Ray Ferris

Personal information
- Full name: Raymond Osborn Ferris
- Date of birth: 22 September 1920
- Place of birth: Newry, County Down, Ireland
- Date of death: 1 February 1994 (aged 73)
- Place of death: Manchester, England
- Height: 5 ft 8+1⁄2 in (1.74 m)
- Position(s): Left half

Youth career
- Sweetafton Rovers
- Glentoran (trial)
- 1938–1939: Brentford (amateur)
- 1939: Cambridge Town
- Distillery (trial)
- Linfield

Senior career*
- Years: Team / Apps / (Gls)
- 1945–1949: Crewe Alexandra / 101 / (23)
- 1949–1953: Birmingham City / 90 / (3)
- 1953–1954: Worcester City

International career
- 1949–1951: Northern Ireland / 3 / (1)

= Ray Ferris =

Northern Irish footballer

Raymond Osborn Ferris (22 September 1920 – 1 February 1994) was a Northern Irish professional footballer who played as a left half. He played nearly 200 games in the Football League for Crewe Alexandra and Birmingham City, and won three international caps for Northern Ireland. His father, James, had also been an international footballer.

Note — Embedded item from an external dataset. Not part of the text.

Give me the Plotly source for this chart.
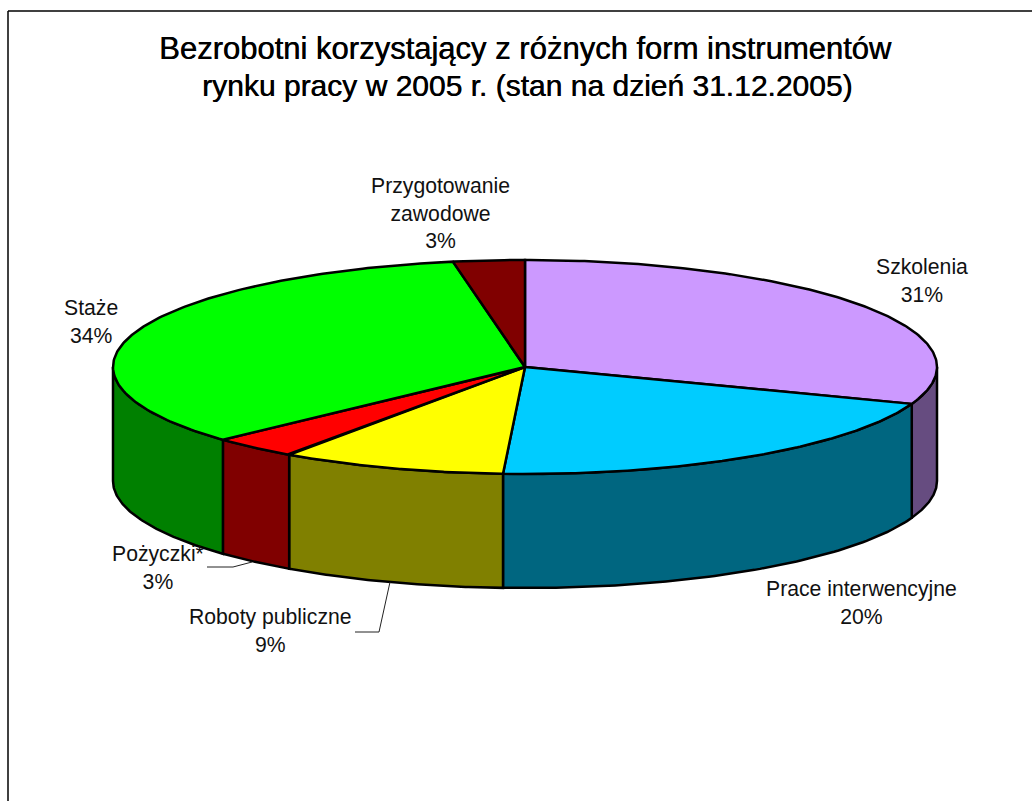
import numpy as np
import plotly.graph_objects as go

# ---- data ----
categories = ["Szkolenia", "Prace interwencyjne", "Roboty publiczne", "Pożyczki*", "Staże", "Przygotowanie<br>zawodowe"]
values = [30.6, 20.25, 8.85, 3.4, 34.1, 2.8]
percent_labels = ["31%", "20%", "9%", "3%", "34%", "3%"]
title_lines = ["Bezrobotni korzystający z różnych form instrumentów",
               "rynku pracy w 2005 r. (stan na dzień 31.12.2005)"]

# ---- styles ----
top_colors = ["#CC99FF", "#00CCFF", "#FFFF00", "#FF0000", "#00FF00", "#800000"]
side_colors = ["#664C80", "#006680", "#808000", "#800000", "#008000", "#400000"]
label_pos = [(922, 280), (861, 602), (270, 630.5), (158, 567), (91, 321), (440, 212.5)]
title_pos = [(525.5, 48), (527, 85)]
title_sizes = [31, 30]

# ---- pie projection (pixel space of the full-page axes) ----
CX, CY, RX, RY, DEPTH = 525, 367, 412, 107, 114
W, H = 1032, 801


def px(t):
    return CX + RX * np.sin(t)


def py(t):
    return CY - RY * np.cos(t)


fig = go.Figure()
line = dict(color="black", width=2.5)


def poly(xs, ys, color):
    fig.add_trace(go.Scatter(x=list(xs), y=list(ys), mode="lines", fill="toself",
                             fillcolor=color, line=line, hoverinfo="skip",
                             showlegend=False))


shares = np.array(values) / sum(values)
edges = np.concatenate([[0], np.cumsum(shares)]) * 2 * np.pi

# side walls: only the front half of the rim is visible
for i in range(len(values)):
    a, b = max(edges[i], np.pi / 2), min(edges[i + 1], 3 * np.pi / 2)
    if b <= a:
        continue
    t = np.linspace(a, b, 80)
    xs = np.concatenate([px(t), px(t[::-1]), [px(a)]])
    ys = np.concatenate([py(t), py(t[::-1]) + DEPTH, [py(a)]])
    poly(xs, ys, side_colors[i])

# top faces
for i in range(len(values)):
    t = np.linspace(edges[i], edges[i + 1], 160)
    xs = np.concatenate([[CX], px(t), [CX]])
    ys = np.concatenate([[CY], py(t), [CY]])
    poly(xs, ys, top_colors[i])

# leader lines
leaders = [([207, 233, 252], [567, 567, 562]), ([355, 379, 390], [632, 632, 582])]
for lx, ly in leaders:
    fig.add_trace(go.Scatter(x=lx, y=ly, mode="lines", line=dict(color="#222222", width=1),
                             hoverinfo="skip", showlegend=False))

# labels
annotations = []
for txt, (tx, ty), size in zip(title_lines, title_pos, title_sizes):
    annotations.append(dict(x=tx, y=ty, text=txt, showarrow=False, xanchor="center", yanchor="middle",
                            font=dict(family="Liberation Sans", size=size, color="black",
                                      shadow="0.5px 0 0 black")))
for name, pct, (lx, ly) in zip(categories, percent_labels, label_pos):
    annotations.append(dict(x=lx, y=ly, text=f"{name}<br>{pct}", showarrow=False,
                            xanchor="center", yanchor="middle",
                            font=dict(family="Liberation Sans", size=21.2, color="#111111")))

shapes = [
    dict(type="line", x0=8, x1=8, y0=11, y1=H, line=dict(color="black", width=1.5)),
    dict(type="line", x0=8, x1=W, y0=11, y1=11, line=dict(color="black", width=1.5)),
]

fig.update_layout(
    width=W, height=H, margin=dict(l=0, r=0, t=0, b=0),
    paper_bgcolor="white", plot_bgcolor="white", showlegend=False,
    xaxis=dict(range=[0, W], visible=False, fixedrange=True),
    yaxis=dict(range=[H, 0], visible=False, fixedrange=True),
    annotations=annotations, shapes=shapes,
)

fig.write_html("out.html", config={"displayModeBar": False},
               post_script="document.body.style.margin='0';document.body.style.overflow='hidden';")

Born in Newry, County Down, Ferris spent short trial spells at Irish League clubs Distillery and Glentoran before crossing to England where he signed amateur forms for Brentford. By the time the Second World War broke out he was playing non-league football for Cambridge Town and then moved to Linfield. During the war he made guest appearances for Tottenham Hotspur, West Ham United and former club Brentford.

After the war he signed professionally for Crewe Alexandra, for whom he played over 100 times. He then moved to First Division club Birmingham City, for whom he also made over 100 appearances. He was a hard-working, hard-tackling type of half-back with great determination. In the closed season of 1953 he went on a representative tour with the IFA to the United States and Canada, where he sustained a leg injury that eventually ended his career. Though he played for Worcester City in the Southern League for one more season, he was forced to retire in 1954.

Ferris died in a Manchester nursing home in February 1994, aged 73. His legs had been amputated due to circulation problems.